Prague, Feb 15 (CTK) – Former communist secret police (StB) agents have been hunted based on the lustration law, but it was high StB officers who organised evil, Czech President Milos Zeman said today reacting to a court’s rejection of PM Andrej Babis’s complaint about his name figuring as an StB agent in archive files.
Before the October 2017 general election, voters knew about the court dispute in which Babis was claiming clearance from StB cooperation, but still Babis’s ANO movement won the election, Zeman said in an interview on Barrandov TV.
StB agents started to be hunted based on the lustration law, often being blackmailed, facing the treat of losing their job or seeing their children barred from studying at a secondary school or university, Zeman said.
The lustration law from the early 1990s bans former StB agents, former Czechoslovak Communist Party’s high-ranking officials and members of the communist paramilitary units from high posts in the state administration.
“Who organised the evil? It was not agents, it was the [StB] officers,” Zeman said, referring to the communist era of 1948-1989.
In spite of this, the officers have been persecuted less or not at all [since the fall of communism], he added.
In 2015, however, Zeman refused to grant the title of professor to physicist Ivan Ostadal over his alleged contacts with the StB in the past.
Zeman confirmed today that despite the court verdict, he will enable Babis to form a new government, after his first minority cabinet lost a confidence vote in parliament and is ruling in resignation.
“There are only three parties that can be considered possible partners of ANO,” Zeman said.
Some time ago, he said he would prefer a minority government of ANO that would be supported by the CSSD, along with either the Communists (KSCM) or the Freedom and Direct Democracy (SPD) or by all the three parties.
Zeman said today he expects Babis’s second government-forming try to be a success.
He said after the CSSD congress on Sunday, which is to elect a new party leadership and decide on its approach to government cooperation, he will meet KSCM chairman Vojtech Filip and SPD chairman Tomio Okamura, and also the new CSSD leaders, if they showed interest in it.

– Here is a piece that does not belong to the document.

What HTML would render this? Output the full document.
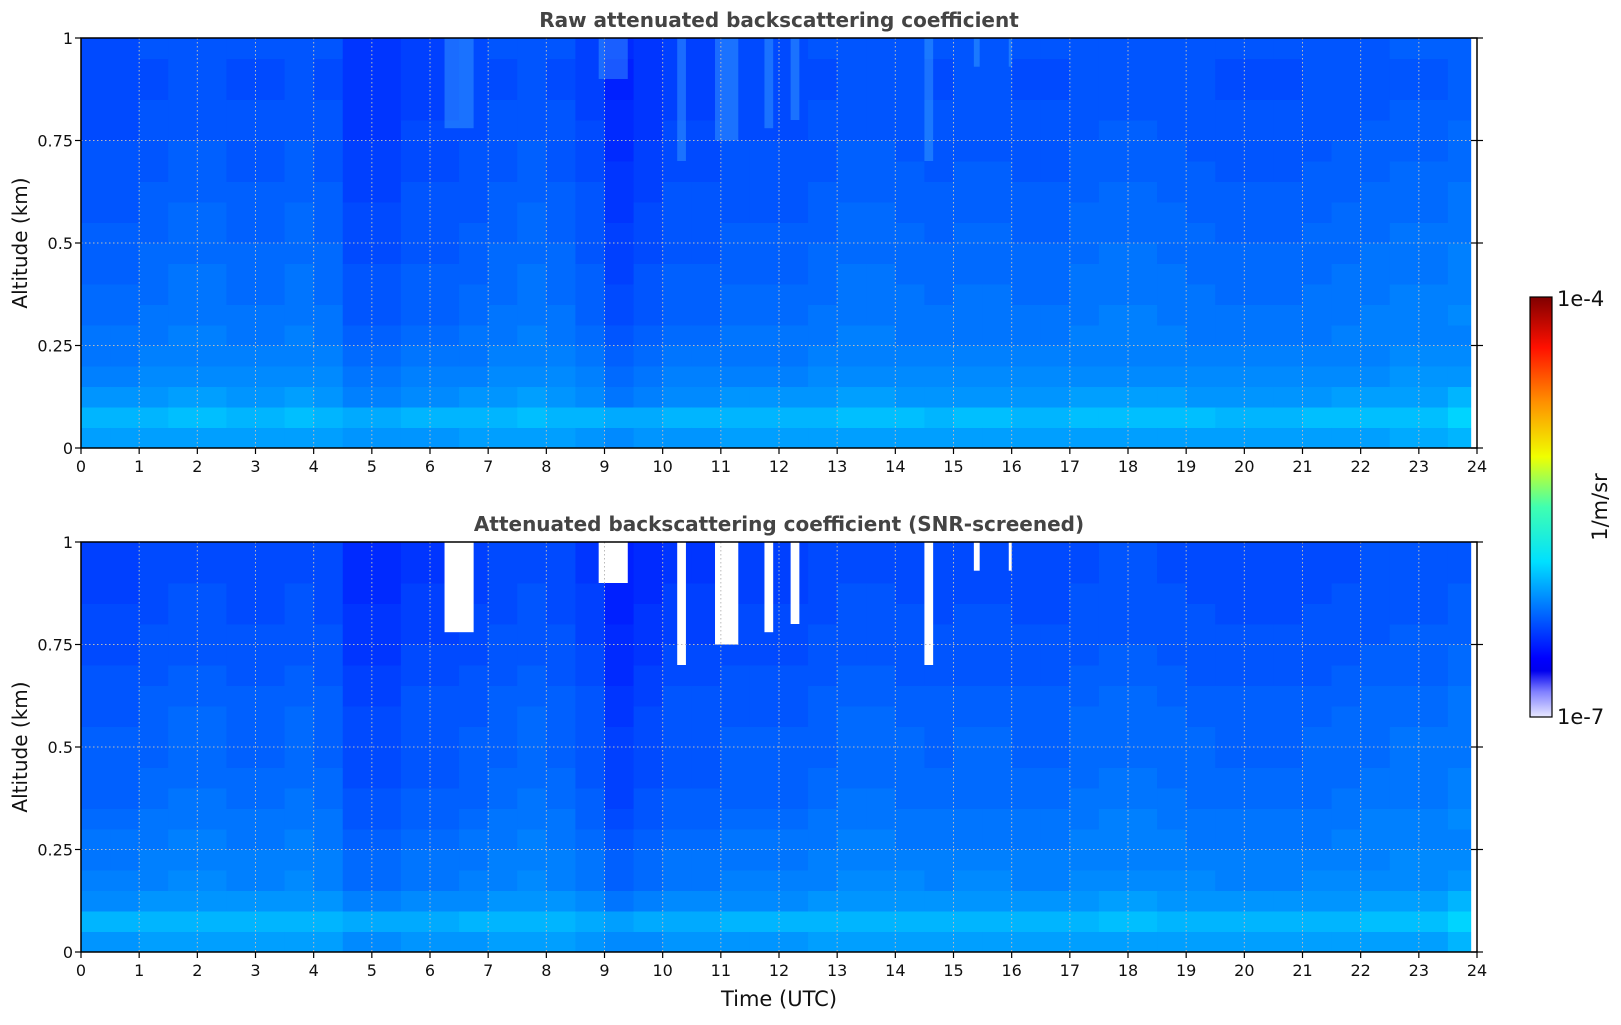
<!DOCTYPE html>
<html><head><meta charset="utf-8">
<style>
html,body{margin:0;padding:0;background:#fff;}
body{width:1621px;height:1020px;overflow:hidden;font-family:"Liberation Sans","DejaVu Sans",sans-serif;}
svg text{font-family:"DejaVu Sans","Liberation Sans",sans-serif;}
</style></head>
<body>
<svg id="fig" width="1621" height="1020" viewBox="0 0 1621 1020" xmlns="http://www.w3.org/2000/svg">
<defs>
<linearGradient id="cbgrad" x1="0" y1="1" x2="0" y2="0">
<stop offset="0" stop-color="#e8e8ff"/><stop offset="0.06" stop-color="#8080ff"/>
<stop offset="0.11" stop-color="#0000ee"/><stop offset="0.14" stop-color="#0000ff"/>
<stop offset="0.37" stop-color="#00e0ff"/><stop offset="0.5" stop-color="#40ffb0"/>
<stop offset="0.62" stop-color="#f0ff00"/><stop offset="0.75" stop-color="#ff9000"/>
<stop offset="0.88" stop-color="#ff1000"/><stop offset="1" stop-color="#800000"/>
</linearGradient>
</defs>
<g id="layer"></g>
</svg>
<script>
// ---- data ----
const hours = [0,1,2,3,4,5,6,7,8,9,10,11,12,13,14,15,16,17,18,19,20,21,22,23,24];
const altTicks = [0,0.25,0.5,0.75,1];
const altTickLabels = ["0","0.25","0.5","0.75","1"];
// log10 backscatter base profile, 20 altitude bins of 0.05 km (bottom -> top)
const profileRaw = [-6.16,-6.08,-6.18,-6.23,-6.26,-6.28,-6.29,-6.30,-6.31,-6.32,-6.33,-6.34,-6.35,-6.36,-6.37,-6.38,-6.39,-6.40,-6.40,-6.39];
const profileSnr = [-6.17,-6.09,-6.19,-6.24,-6.26,-6.28,-6.29,-6.31,-6.32,-6.33,-6.33,-6.34,-6.35,-6.37,-6.38,-6.39,-6.40,-6.41,-6.42,-6.42];
// half-hourly darkness of aerosol plumes (0..1)
const darkness = [0.5,0.5,0.4,0.3,0.3,0.4,0.4,0.3,0.4,0.8,0.8,0.6,0.6,0.5,0.4,0.3,0.4,0.6,1.0,0.8,0.6,0.6,0.5,0.5,0.5,0.4,0.3,0.3,0.35,0.4,0.35,0.35,0.4,0.4,0.3,0.25,0.25,0.3,0.35,0.4,0.4,0.4,0.35,0.3,0.25,0.2,0.2,0.1];
// cloud gaps: start hour, end hour, lowest altitude (km)
const gapStart = [6.25,8.9,10.25,10.9,11.75,12.2,14.5,15.35,15.95];
const gapEnd   = [6.75,9.4,10.4,11.3,11.9,12.35,14.65,15.45,16.0];
const gapLow   = [0.78,0.9,0.7,0.75,0.78,0.8,0.7,0.93,0.93];
const dataEnd = 23.9;
// ---- rendering ----
const NS="http://www.w3.org/2000/svg";
const layer=document.getElementById('layer');
const X0=81,X1=1477;
const panels=[{y0:38,y1:448,title:"Raw attenuated backscattering coefficient",prof:profileRaw,raw:true,name:'raw-panel'},
              {y0:542,y1:952,title:"Attenuated backscattering coefficient (SNR-screened)",prof:profileSnr,raw:false,name:'snr-panel'}];
function xs(h){return X0+(X1-X0)*h/24;}
function jet(v){let f=(v+7)/3;f=Math.round(f*96)/96;const c=t=>Math.max(0,Math.min(1,1.5-Math.abs(t)));
 return `rgb(${Math.round(255*c(4*f-3))},${Math.round(255*c(4*f-2))},${Math.round(255*c(4*f-1))})`;}
function mk(tag,attrs,parent){const e=document.createElementNS(NS,tag);for(const k in attrs)e.setAttribute(k,attrs[k]);(parent||layer).appendChild(e);return e;}
function wgt(a){return a>0.3?1:(a>0.1?0.75:0.5);}
panels.forEach(p=>{
 const g=mk('g',{});
 
 
 const ys=a=>p.y1-(p.y1-p.y0)*a;
 const nb=p.prof.length;
 darkness.forEach((d,i)=>{
  const h0=i*0.5,h1=Math.min(h0+0.5,dataEnd);
  for(let j=0;j<nb;j++){
   const a0=j/nb,a1=(j+1)/nb,am=(a0+a1)/2;
   let v=p.prof[j]-0.2*(d-0.4)*wgt(am);
   if(h0>=23.5&&j<3)v+=0.05;
   const r=mk('rect',{x:xs(h0),y:ys(a1),width:xs(h1)-xs(h0)+0.5,height:ys(a0)-ys(a1)+0.5,fill:jet(v)},g);
   
   
  }
 });
 gapStart.forEach((s,k)=>{
  const r=mk('rect',{x:xs(s),y:ys(1),width:xs(gapEnd[k])-xs(s),height:ys(gapLow[k])-ys(1),fill:p.raw?'#40b0ff':'#ffffff','fill-opacity':p.raw?0.4:1},g);
  
  
 });
 mk('rect',{x:xs(dataEnd),y:p.y0,width:X1-xs(dataEnd),height:p.y1-p.y0,fill:'#fff'},g);
 // grid
 hours.forEach(h=>{ if(h>0&&h<24) mk('line',{x1:xs(h),x2:xs(h),y1:p.y0,y2:p.y1,stroke:'#bbb','stroke-width':1,'stroke-dasharray':'1.5,2.5'},g);});
 altTicks.forEach(a=>{ if(a>0&&a<1) mk('line',{x1:X0,x2:X1,y1:ys(a),y2:ys(a),stroke:'#bbb','stroke-width':1,'stroke-dasharray':'1.5,2.5'},g);});
 mk('rect',{x:X0,y:p.y0,width:X1-X0,height:p.y1-p.y0,fill:'none',stroke:'#000','stroke-width':1.5},g);
 hours.forEach(h=>{
  mk('line',{x1:xs(h),x2:xs(h),y1:p.y1,y2:p.y1+6,stroke:'#000','stroke-width':1.2},g);
  const t=mk('text',{x:xs(h),y:p.y1+24,'font-size':16,'text-anchor':'middle',fill:'#111'},g);t.textContent=h;
  
  
 });
 altTicks.forEach((a,k)=>{
  mk('line',{x1:X0-6,x2:X0,y1:ys(a),y2:ys(a),stroke:'#000','stroke-width':1.2},g);
  mk('line',{x1:X1-6,x2:X1+6,y1:ys(a),y2:ys(a),stroke:'#000','stroke-width':1.2},g);
  const t=mk('text',{x:X0-8,y:ys(a)+6,'font-size':16,'text-anchor':'end',fill:'#111'},g);t.textContent=altTickLabels[k];
  
  
 });
 const yl=mk('text',{x:0,y:0,'font-size':20,'text-anchor':'middle',fill:'#111',transform:`translate(27,${(p.y0+p.y1)/2}) rotate(-90)`},g);yl.textContent="Altitude (km)";
 
 
 const tt=mk('text',{x:(X0+X1)/2,y:p.y0-11,'font-size':20,'font-weight':'bold','text-anchor':'middle',fill:'#444'},g);tt.textContent=p.title;
 
 
});
const xl=mk('text',{x:(X0+X1)/2,y:1006,'font-size':21,'text-anchor':'middle',fill:'#111'});xl.textContent="Time (UTC)";


const cb=mk('rect',{x:1530,y:297,width:22,height:420,fill:'url(#cbgrad)',stroke:'#000','stroke-width':1.2});


const c1=mk('text',{x:1557,y:306,'font-size':21,fill:'#111'});c1.textContent="1e-4";


const c2=mk('text',{x:1557,y:724,'font-size':21,fill:'#111'});c2.textContent="1e-7";


const cu=mk('text',{x:0,y:0,'font-size':21,'text-anchor':'middle',fill:'#111',transform:'translate(1607,507) rotate(-90)'});cu.textContent="1/m/sr";


</script>
</body></html>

“Subsequently, some of the above combinations will develop and we will have a government,” Zeman said.
In reaction to the Bratislava court verdict earlier this week, Babis, a Slovak-born billionaire, insisted on never having cooperated with the StB. He said he wants to file more lawsuits to defend himself.
He said he does not expect the verdict to influence the Czech government-forming negotiations.
Zeman has promised to set no deadline for him to form a new cabinet.
The opposition has criticised the lack of a deadline as going counter to the sense of the constitution.
“The sense of the constitution is something which those who are unable to interpret the constitution use as a pretext,” Zeman said today.